WRITTEN TASK: Your task is to reproduce, verbatim and without pictures, the lines from the opening of the listing through the line containing "const tnnProdY = [0.003, 0.00082, 0.000225, 4.74e-5, 4.35e-6];".
-- start RECORDED INFORMATION --
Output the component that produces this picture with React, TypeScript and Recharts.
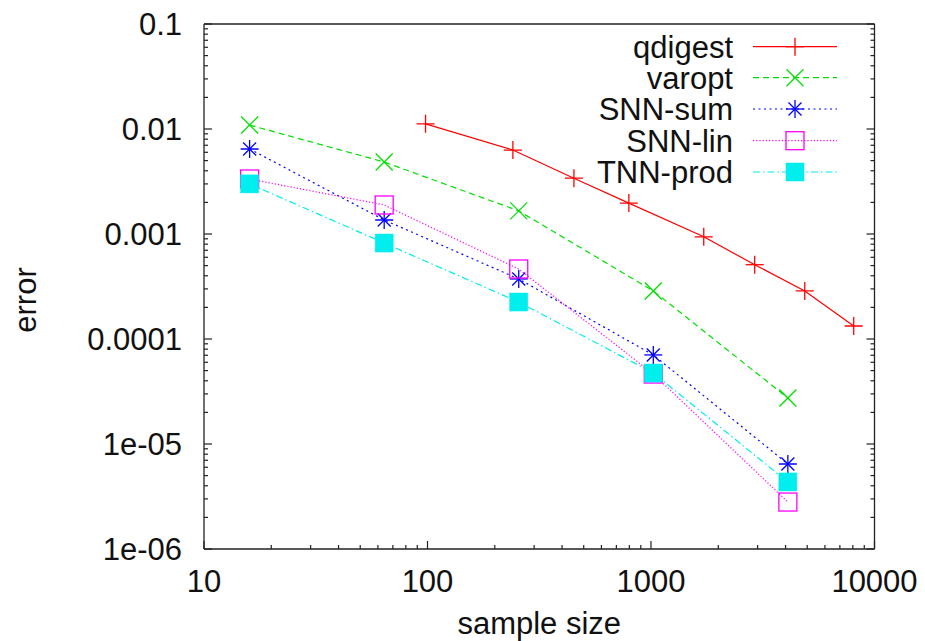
import React from 'react';
import { LineChart, Line, XAxis, YAxis, Legend } from 'recharts';

// ---- data ----
const seriesNames = ['qdigest', 'varopt', 'SNN-sum', 'SNN-lin', 'TNN-prod'];
const seriesColors = ['#ff0000', '#00e000', '#0000ff', '#ff00ff', '#00eeee'];
const seriesDash = ['', '6 4', '2 3.5', '1.2 2', '7 3 1.5 3'];
const seriesMarkers = ['plus', 'cross', 'star', 'box', 'fbox'];

const qdigestX = [98, 241, 452, 796, 1722, 2911, 4875, 8072];
const qdigestY = [0.0112, 0.0063, 0.0034, 0.00197, 0.00094, 0.00051, 0.000287, 0.000133];
const sampleSizes = [16, 64, 256, 1024, 4096];
const varoptY = [0.0109, 0.00485, 0.00166, 0.000287, 2.74e-5];
const snnSumY = [0.00645, 0.00136, 0.000373, 7.05e-5, 6.45e-6];
const snnLinY = [0.00334, 0.00189, 0.000464, 4.64e-5, 2.8e-6];
const tnnProdY = [0.003, 0.00082, 0.000225, 4.74e-5, 4.35e-6];

const xMajorTicks = [10, 100, 1000, 10000];
const xTickLabels = ['10', '100', '1000', '10000'];
const yMajorTicks = [1e-6, 1e-5, 1e-4, 1e-3, 1e-2, 1e-1];
const yTickLabels = ['1e-06', '1e-05', '0.0001', '0.001', '0.01', '0.1'];

const xAxisTitle = 'sample size';
const yAxisTitle = 'error';

// ---- derived tables ----
const zip = (xs: number[], ys: number[]) => xs.map((x, i) => ({ x, y: ys[i] }));
const seriesData = [
  zip(qdigestX, qdigestY),
  zip(sampleSizes, varoptY),
  zip(sampleSizes, snnSumY),
  zip(sampleSizes, snnLinY),
  zip(sampleSizes, tnnProdY),
];

const withMinors = (majors: number[]) => {
  const out: number[] = [];
  majors.forEach((m, i) => {
    out.push(m);
    if (i < majors.length - 1) for (let k = 2; k <= 9; k++) out.push(m * k);
  });
  return out;
};
const xTicksAll = withMinors(xMajorTicks);
const yTicksAll = withMinors(yMajorTicks);

const majorIndex = (majors: number[], v: number) =>
  majors.findIndex((m) => Math.abs(m - v) / m < 1e-6);

// ---- styling ----
const W = 909;
const H = 633;
const FONT = '"Liberation Sans", Arial, Helvetica, sans-serif';
const FS = 31;
const AXIS = '#222';
const MAJ = 8;
const MIN = 4;

function Marker({ kind, cx, cy, color }: { kind: string; cx: number; cy: number; color: string }) {
  const s = 9;
  const d = 8.5;
  const sw = 1.3;
  if (kind === 'plus')
    return (
      <g stroke={color} strokeWidth={sw}>
        <line x1={cx - s} x2={cx + s} y1={cy} y2={cy} />
        <line x1={cx} x2={cx} y1={cy - s} y2={cy + s} />
      </g>
    );
  if (kind === 'cross')
    return (
      <g stroke={color} strokeWidth={sw}>
        <line x1={cx - d} x2={cx + d} y1={cy - d} y2={cy + d} />
        <line x1={cx - d} x2={cx + d} y1={cy + d} y2={cy - d} />
      </g>
    );
  if (kind === 'star')
    return (
      <g stroke={color} strokeWidth={sw}>
        <line x1={cx - s} x2={cx + s} y1={cy} y2={cy} />
        <line x1={cx} x2={cx} y1={cy - s} y2={cy + s} />
        <line x1={cx - 6.5} x2={cx + 6.5} y1={cy - 6.5} y2={cy + 6.5} />
        <line x1={cx - 6.5} x2={cx + 6.5} y1={cy + 6.5} y2={cy - 6.5} />
      </g>
    );
  if (kind === 'box')
    return <rect x={cx - s} y={cy - s} width={2 * s} height={2 * s} fill="none" stroke={color} strokeWidth={sw} />;
  return <rect x={cx - s} y={cy - s} width={2 * s} height={2 * s} fill={color} stroke={color} strokeWidth={0.5} />;
}

const BottomTick = (props: any) => {
  const { x, y, payload } = props;
  const i = majorIndex(xMajorTicks, payload.value);
  const len = i >= 0 ? MAJ : MIN;
  return (
    <g>
      <line x1={x} x2={x} y1={y} y2={y - len} stroke={AXIS} strokeWidth={1.2} />
      {i >= 0 && (
        <text x={x} y={y + 42.5} textAnchor="middle" fontSize={FS} fontFamily={FONT} fill="#111">
          {xTickLabels[i]}
        </text>
      )}
    </g>
  );
};

const TopTick = (props: any) => {
  const { x, y, payload } = props;
  const i = majorIndex(xMajorTicks, payload.value);
  const len = i >= 0 ? MAJ : MIN;
  return <line x1={x} x2={x} y1={y} y2={y + len} stroke={AXIS} strokeWidth={1.2} />;
};

const LeftTick = (props: any) => {
  const { x, y, payload } = props;
  const i = majorIndex(yMajorTicks, payload.value);
  const len = i >= 0 ? MAJ : MIN;
  return (
    <g>
      <line x1={x} x2={x + len} y1={y} y2={y} stroke={AXIS} strokeWidth={1.2} />
      {i >= 0 && (
        <text x={x - 22} y={y} dy="0.36em" textAnchor="end" fontSize={FS} fontFamily={FONT} fill="#111">
          {yTickLabels[i]}
        </text>
      )}
    </g>
  );
};

const RightTick = (props: any) => {
  const { x, y, payload } = props;
  const i = majorIndex(yMajorTicks, payload.value);
  const len = i >= 0 ? MAJ : MIN;
  return <line x1={x} x2={x - len} y1={y} y2={y} stroke={AXIS} strokeWidth={1.2} />;
};

const legendRowsY = [38.7, 69.7, 101, 132.7, 164];

const LegendBox = () => (
  <svg width={W} height={200} style={{ display: 'block' }}>
    {seriesNames.map((name, i) => (
      <g key={name}>
        <text x={725} y={legendRowsY[i]} dy="0.36em" textAnchor="end" fontSize={FS} fontFamily={FONT} fill="#111">
          {name}
        </text>
        <line
          x1={745}
          x2={829}
          y1={legendRowsY[i]}
          y2={legendRowsY[i]}
          stroke={seriesColors[i]}
          strokeWidth={1.2}
          strokeDasharray={seriesDash[i] || undefined}
        />
        <Marker kind={seriesMarkers[i]} cx={787} cy={legendRowsY[i]} color={seriesColors[i]} />
      </g>
    ))}
  </svg>
);

export default function App() {
  return (
    <div style={{ width: W + 8, height: H + 8, paddingLeft: 8, paddingTop: 8, boxSizing: 'border-box', fontFamily: FONT, overflow: 'hidden' }}>
      <style>{`html,body{margin:0;padding:0;overflow:hidden;}`}</style>
      <LineChart width={W} height={H} margin={{ top: 0, right: 0, bottom: 0, left: 0 }} style={{ overflow: 'visible' }}>
        <XAxis
          xAxisId="b"
          dataKey="x"
          type="number"
          scale="log"
          domain={[10, 10000]}
          ticks={xTicksAll}
          interval={0}
          orientation="bottom"
          height={92}
          tickSize={0}
          tickMargin={0}
          tickLine={false}
          axisLine={{ stroke: AXIS, strokeWidth: 1.3 }}
          tick={BottomTick}
          allowDataOverflow
          label={(p: any) => {
            const vb = p.viewBox || {};
            return (
              <text x={vb.x + vb.width / 2} y={626} textAnchor="middle" fontSize={FS} fontFamily={FONT} fill="#111">
                {xAxisTitle}
              </text>
            );
          }}
        />
        <XAxis
          xAxisId="t"
          type="number"
          scale="log"
          domain={[10, 10000]}
          ticks={xTicksAll}
          interval={0}
          orientation="top"
          height={16}
          tickSize={0}
          tickMargin={0}
          tickLine={false}
          axisLine={{ stroke: AXIS, strokeWidth: 1.3 }}
          tick={TopTick}
          allowDataOverflow
        />
        <YAxis
          yAxisId="l"
          dataKey="y"
          type="number"
          scale="log"
          domain={[1e-6, 0.1]}
          ticks={yTicksAll}
          interval={0}
          orientation="left"
          width={196}
          tickSize={0}
          tickMargin={0}
          tickLine={false}
          axisLine={{ stroke: AXIS, strokeWidth: 1.3 }}
          tick={LeftTick}
          allowDataOverflow
          label={() => (
            <text
              x={17}
              y={292}
              transform="rotate(-90 17 292)"
              dy="0.36em"
              textAnchor="middle"
              fontSize={FS}
              fontFamily={FONT}
              fill="#111"
            >
              {yAxisTitle}
            </text>
          )}
        />
        <YAxis
          yAxisId="r"
          type="number"
          scale="log"
          domain={[1e-6, 0.1]}
          ticks={yTicksAll}
          interval={0}
          orientation="right"
          width={42.5}
          tickSize={0}
          tickMargin={0}
          tickLine={false}
          axisLine={{ stroke: AXIS, strokeWidth: 1.3 }}
          tick={RightTick}
          allowDataOverflow
        />
        {seriesNames.map((name, i) => (
          <Line
            key={name}
            name={name}
            xAxisId="b"
            yAxisId="l"
            data={seriesData[i]}
            dataKey="y"
            type="linear"
            stroke={seriesColors[i]}
            strokeWidth={1.2}
            strokeDasharray={seriesDash[i] || undefined}
            isAnimationActive={false}
            activeDot={false}
            dot={(p: any) => (
              <Marker key={`${name}-${p.index}`} kind={seriesMarkers[i]} cx={p.cx} cy={p.cy} color={seriesColors[i]} />
            )}
          />
        ))}
        <Legend
          layout="horizontal"
          verticalAlign="middle"
          align="center"
          wrapperStyle={{ position: 'absolute', left: 0, top: 0, width: W, height: 200, pointerEvents: 'none' }}
          content={() => <LegendBox />}
        />
      </LineChart>
    </div>
  );
}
-- end RECORDED INFORMATION --
ANSWER FOR THE TASK:
Output the component that produces this picture with React, TypeScript and Recharts.
import React from 'react';
import { LineChart, Line, XAxis, YAxis, Legend } from 'recharts';

// ---- data ----
const seriesNames = ['qdigest', 'varopt', 'SNN-sum', 'SNN-lin', 'TNN-prod'];
const seriesColors = ['#ff0000', '#00e000', '#0000ff', '#ff00ff', '#00eeee'];
const seriesDash = ['', '6 4', '2 3.5', '1.2 2', '7 3 1.5 3'];
const seriesMarkers = ['plus', 'cross', 'star', 'box', 'fbox'];

const qdigestX = [98, 241, 452, 796, 1722, 2911, 4875, 8072];
const qdigestY = [0.0112, 0.0063, 0.0034, 0.00197, 0.00094, 0.00051, 0.000287, 0.000133];
const sampleSizes = [16, 64, 256, 1024, 4096];
const varoptY = [0.0109, 0.00485, 0.00166, 0.000287, 2.74e-5];
const snnSumY = [0.00645, 0.00136, 0.000373, 7.05e-5, 6.45e-6];
const snnLinY = [0.00334, 0.00189, 0.000464, 4.64e-5, 2.8e-6];
const tnnProdY = [0.003, 0.00082, 0.000225, 4.74e-5, 4.35e-6];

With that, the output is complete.